Hannah Gaff
Poor Theatre, Biomechanics, and Alienation - Oh My!: Bridging the Intercultural Divide in the Modern Performance of Ancient Greek Tragedy
A central challenge in modern productions of ancient Greek tragedy is that contemporary audiences do not possess the cultural competence that was integral to the original ritual context of Greek drama. This project explores how a contemporary audience can tap into its experience with ritual processes in order to inform its response to Greek tragedy. Scholarship on the reception of tragedy has been largely historical in the sense that scholars describe and interpret particular instances of dialogue between antiquity and modernity—how individual translators, theatrical practitioners, and artists interpret ancient Greek drama.
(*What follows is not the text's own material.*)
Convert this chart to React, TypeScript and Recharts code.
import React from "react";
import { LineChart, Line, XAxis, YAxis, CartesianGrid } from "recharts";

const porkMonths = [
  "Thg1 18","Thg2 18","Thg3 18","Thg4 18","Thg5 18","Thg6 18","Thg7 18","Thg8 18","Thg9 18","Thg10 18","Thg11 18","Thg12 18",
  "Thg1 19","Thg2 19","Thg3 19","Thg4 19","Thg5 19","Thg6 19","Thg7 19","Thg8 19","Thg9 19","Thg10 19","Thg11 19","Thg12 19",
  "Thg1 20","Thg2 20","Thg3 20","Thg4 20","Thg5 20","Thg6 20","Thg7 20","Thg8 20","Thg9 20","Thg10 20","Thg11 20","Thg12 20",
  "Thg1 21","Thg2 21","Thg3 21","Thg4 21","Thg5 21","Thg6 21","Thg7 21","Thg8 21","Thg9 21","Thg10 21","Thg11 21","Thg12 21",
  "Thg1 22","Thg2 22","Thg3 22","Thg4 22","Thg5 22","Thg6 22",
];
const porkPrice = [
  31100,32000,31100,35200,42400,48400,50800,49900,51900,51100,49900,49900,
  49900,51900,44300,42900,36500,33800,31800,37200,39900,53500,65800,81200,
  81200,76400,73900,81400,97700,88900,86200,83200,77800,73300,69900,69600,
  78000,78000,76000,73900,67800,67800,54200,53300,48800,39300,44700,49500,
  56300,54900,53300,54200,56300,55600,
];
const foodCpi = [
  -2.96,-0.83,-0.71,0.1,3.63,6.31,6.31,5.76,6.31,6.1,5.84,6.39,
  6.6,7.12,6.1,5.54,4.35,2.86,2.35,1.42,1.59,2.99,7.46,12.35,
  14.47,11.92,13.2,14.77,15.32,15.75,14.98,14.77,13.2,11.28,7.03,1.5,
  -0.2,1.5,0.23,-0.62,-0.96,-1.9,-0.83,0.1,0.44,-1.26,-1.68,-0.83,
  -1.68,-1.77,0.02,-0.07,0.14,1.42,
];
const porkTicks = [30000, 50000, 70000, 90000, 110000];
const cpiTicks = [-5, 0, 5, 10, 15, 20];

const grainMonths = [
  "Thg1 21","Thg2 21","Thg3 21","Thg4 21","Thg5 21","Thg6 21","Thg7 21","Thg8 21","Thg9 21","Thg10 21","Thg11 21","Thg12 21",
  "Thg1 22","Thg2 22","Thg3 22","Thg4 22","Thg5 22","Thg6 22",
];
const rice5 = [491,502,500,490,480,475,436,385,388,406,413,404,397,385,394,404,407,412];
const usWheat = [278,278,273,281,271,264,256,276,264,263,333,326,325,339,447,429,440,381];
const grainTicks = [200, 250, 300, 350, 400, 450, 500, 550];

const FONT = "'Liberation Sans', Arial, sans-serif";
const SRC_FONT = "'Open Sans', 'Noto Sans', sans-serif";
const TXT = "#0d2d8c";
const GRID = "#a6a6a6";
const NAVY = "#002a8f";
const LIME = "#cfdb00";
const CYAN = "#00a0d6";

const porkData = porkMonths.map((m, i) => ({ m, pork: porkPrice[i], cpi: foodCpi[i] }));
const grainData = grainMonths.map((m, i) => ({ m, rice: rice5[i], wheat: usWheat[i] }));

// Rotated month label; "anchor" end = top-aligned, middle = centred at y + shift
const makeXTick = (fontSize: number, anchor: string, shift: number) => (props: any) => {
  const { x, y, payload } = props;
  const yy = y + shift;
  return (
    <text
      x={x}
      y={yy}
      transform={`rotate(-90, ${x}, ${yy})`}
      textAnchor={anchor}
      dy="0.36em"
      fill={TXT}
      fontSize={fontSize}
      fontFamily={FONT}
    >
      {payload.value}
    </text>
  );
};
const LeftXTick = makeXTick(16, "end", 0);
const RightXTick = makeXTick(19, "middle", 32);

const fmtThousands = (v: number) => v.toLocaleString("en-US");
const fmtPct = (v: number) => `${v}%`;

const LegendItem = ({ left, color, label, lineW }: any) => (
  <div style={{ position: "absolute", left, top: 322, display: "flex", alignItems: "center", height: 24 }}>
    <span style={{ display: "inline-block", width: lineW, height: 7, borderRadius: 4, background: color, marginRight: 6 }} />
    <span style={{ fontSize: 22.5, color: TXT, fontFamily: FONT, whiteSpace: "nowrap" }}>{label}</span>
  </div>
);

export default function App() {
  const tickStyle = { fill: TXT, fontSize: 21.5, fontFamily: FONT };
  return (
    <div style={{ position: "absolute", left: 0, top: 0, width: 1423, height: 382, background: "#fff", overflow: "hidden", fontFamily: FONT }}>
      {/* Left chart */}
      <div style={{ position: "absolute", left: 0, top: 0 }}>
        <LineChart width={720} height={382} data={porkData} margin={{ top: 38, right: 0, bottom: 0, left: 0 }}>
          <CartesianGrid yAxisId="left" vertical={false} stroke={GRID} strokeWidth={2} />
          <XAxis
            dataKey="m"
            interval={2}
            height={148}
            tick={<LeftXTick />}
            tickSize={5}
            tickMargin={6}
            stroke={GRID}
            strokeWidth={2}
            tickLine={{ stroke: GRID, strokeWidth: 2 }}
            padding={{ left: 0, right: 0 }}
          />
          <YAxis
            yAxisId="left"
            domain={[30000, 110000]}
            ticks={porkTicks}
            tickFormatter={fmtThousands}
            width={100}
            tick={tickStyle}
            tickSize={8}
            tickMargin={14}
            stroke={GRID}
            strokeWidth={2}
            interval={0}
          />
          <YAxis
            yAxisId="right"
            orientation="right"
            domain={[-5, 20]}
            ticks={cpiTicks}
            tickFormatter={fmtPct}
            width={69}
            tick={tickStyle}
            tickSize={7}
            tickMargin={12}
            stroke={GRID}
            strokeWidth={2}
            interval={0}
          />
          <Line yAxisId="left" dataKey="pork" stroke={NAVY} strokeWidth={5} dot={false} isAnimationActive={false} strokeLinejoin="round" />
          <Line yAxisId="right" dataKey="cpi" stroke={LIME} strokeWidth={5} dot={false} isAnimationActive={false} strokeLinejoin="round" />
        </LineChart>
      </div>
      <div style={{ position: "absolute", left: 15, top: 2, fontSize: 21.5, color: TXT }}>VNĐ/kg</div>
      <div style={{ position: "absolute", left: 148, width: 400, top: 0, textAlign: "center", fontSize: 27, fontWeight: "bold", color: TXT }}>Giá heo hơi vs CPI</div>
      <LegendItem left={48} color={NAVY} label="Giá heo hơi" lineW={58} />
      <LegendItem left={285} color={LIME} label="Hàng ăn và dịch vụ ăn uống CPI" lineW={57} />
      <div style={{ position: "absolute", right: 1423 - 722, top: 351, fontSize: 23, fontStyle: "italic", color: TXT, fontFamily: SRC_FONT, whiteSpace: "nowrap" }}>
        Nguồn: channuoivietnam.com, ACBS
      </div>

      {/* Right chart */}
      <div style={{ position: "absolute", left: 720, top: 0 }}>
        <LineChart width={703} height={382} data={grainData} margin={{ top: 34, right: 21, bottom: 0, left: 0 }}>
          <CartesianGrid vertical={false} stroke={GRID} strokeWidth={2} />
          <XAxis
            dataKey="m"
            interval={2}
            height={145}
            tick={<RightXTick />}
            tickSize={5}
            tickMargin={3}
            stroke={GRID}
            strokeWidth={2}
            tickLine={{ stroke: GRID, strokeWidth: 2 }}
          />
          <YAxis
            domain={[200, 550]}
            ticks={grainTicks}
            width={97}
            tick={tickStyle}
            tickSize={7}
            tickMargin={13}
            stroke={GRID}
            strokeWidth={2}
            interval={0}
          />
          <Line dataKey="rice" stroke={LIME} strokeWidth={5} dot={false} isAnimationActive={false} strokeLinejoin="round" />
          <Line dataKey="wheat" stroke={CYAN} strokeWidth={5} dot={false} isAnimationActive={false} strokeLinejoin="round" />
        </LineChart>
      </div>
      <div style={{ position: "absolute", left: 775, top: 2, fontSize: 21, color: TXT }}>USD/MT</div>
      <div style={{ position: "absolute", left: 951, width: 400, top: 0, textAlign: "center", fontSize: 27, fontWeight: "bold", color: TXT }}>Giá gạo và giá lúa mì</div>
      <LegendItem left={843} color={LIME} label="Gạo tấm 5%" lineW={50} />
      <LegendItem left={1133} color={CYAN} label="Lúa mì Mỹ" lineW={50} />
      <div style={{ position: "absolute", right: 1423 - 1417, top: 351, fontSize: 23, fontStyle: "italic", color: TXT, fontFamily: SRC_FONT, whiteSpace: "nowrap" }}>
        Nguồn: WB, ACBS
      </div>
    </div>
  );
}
By contrast, this project approaches that dialogue of cultures as an emergent process in the crucible of performance, the theatre itself. Drawing from physical approaches to performance proposed by theatrical practitioners who reinvented the actor-audience interchange (including Jerzy Grotowski, Vsevold Meyerhold, and Antonin Artaud), the project will generate a style of theatre that overcomes cultural dissonance between contemporary audiences and the original context of ancient Greek tragedy. The ultimate outcome of the project is the performance of an adaptation of Aeschylus’ Furies (created during the comprehensive workshop phase of the project), on December 7, 8, and 9 at Grand Valley’s Louis Armstrong Theatre. The project will then evaluate how successfully the intercultural strategies for producing The Furies, established a ritualized theatre environment in which the audience is engaged. A paper discussing the outcomes of the project will be presented at the American Society for Theatre Research meeting in November of 2007.
Faculty Mentors: Ian Borden and James Wells
UPDATE:
Hannah's project has been published in THE MERCURIAN, vol. 1, no. 3
Hannah presented at the American Society for Theatre Research Confererence November 15-18, 2007 in Phoenix, AZ.